Joseph Kanon's novel The good German is set in Berlin in 1945. The war in Europe has just ended, the war in the Pacific is about to end, and while Jake Geismar, an American journalist, is back in Berlin looking for a story and his missing girlfriend, a new Cold War is about to start.

Geismar finds Lena, the love of his life, but life gets a lot more complicated when a GI, who had smuggled Lena's husband out of an American internment camp, turns up dead in Russian Potsdam. Geismar finds it hard to know who to trust, and who really is a "good German".

As historical thrillers go, this is a pretty good one. Published in 2001, the novel evidently inspired David Downing's later Station series (more here on Bookhound) and Pierre Frei's Berlin. As far as historical background is concerned, it's superb, effortlessly evoking a ruined city trying desperately to rise from the ashes. And the basic storyline concerning the black market (inevitable reminders of Graham Greene's The third man), spying, and the foundations of the Cold War is excellent. But, somehow, it was a bit lacking for me.

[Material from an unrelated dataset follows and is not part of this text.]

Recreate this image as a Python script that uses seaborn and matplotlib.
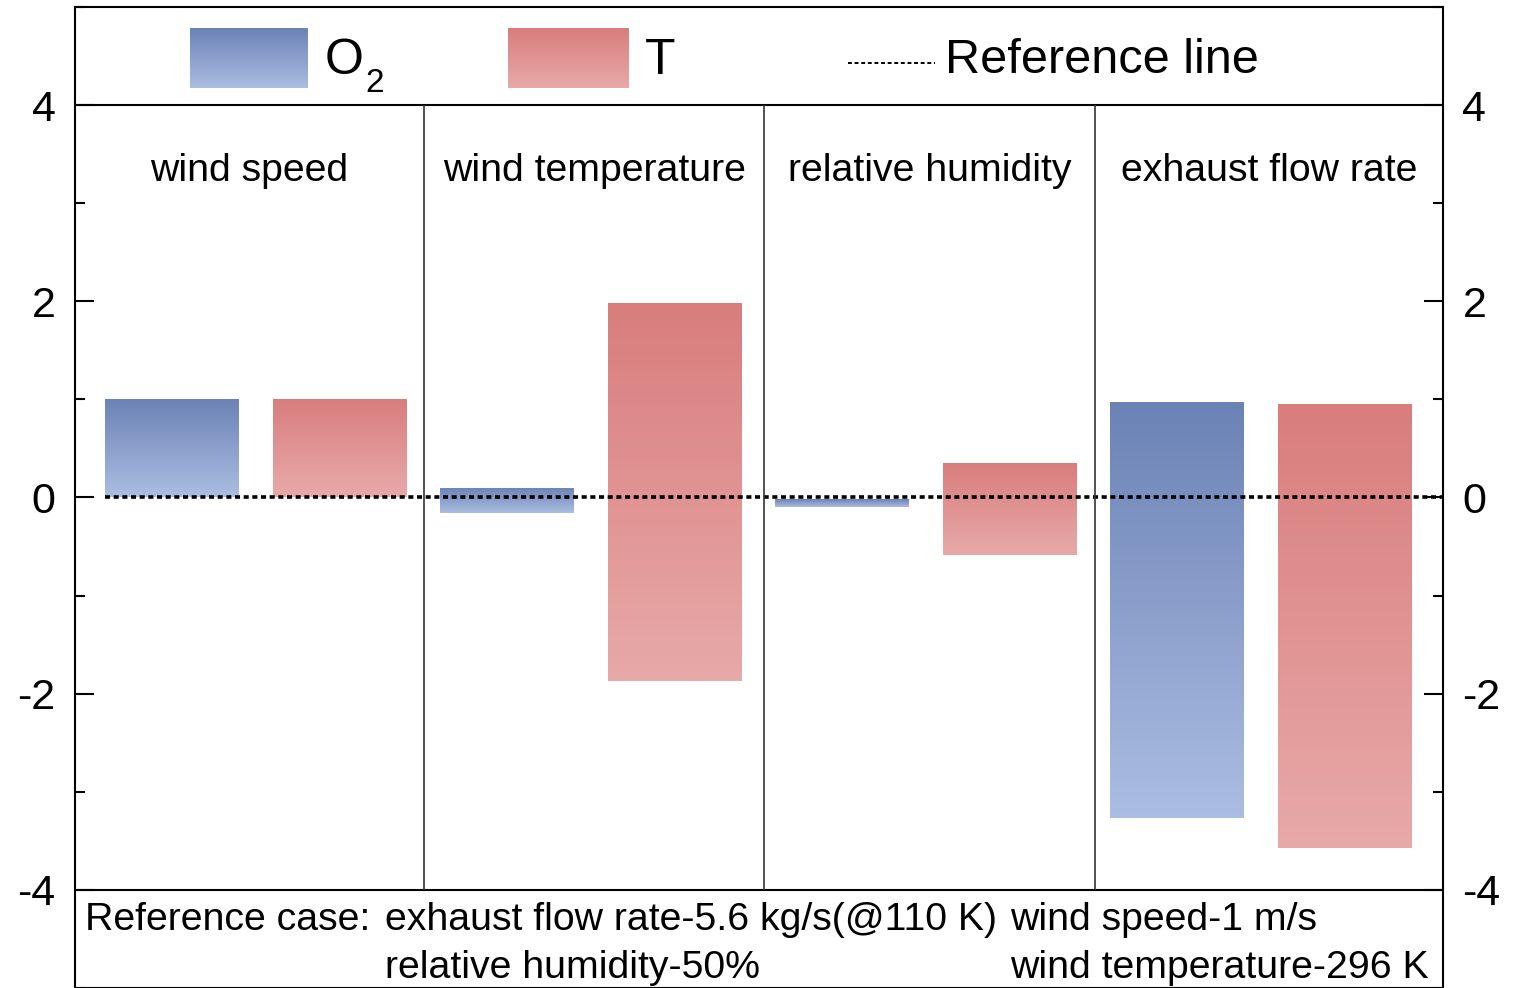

The characterisation is thin, and although Berlin itself leaps into life, the characters universally fail to do so. The plot is at times clunky, and although the novel understandably has a world-weary air to it, I began to wonder why I should even care about these characters. By two-thirds of the way through, I didn't, so what started as a pretty good read, ended up being fairly tedious.

Perhaps I wasn't in the mood, but I wouldn't rate this as a great historical thriller, even though lots of the components worked really well. Interesting, but fails to deliver.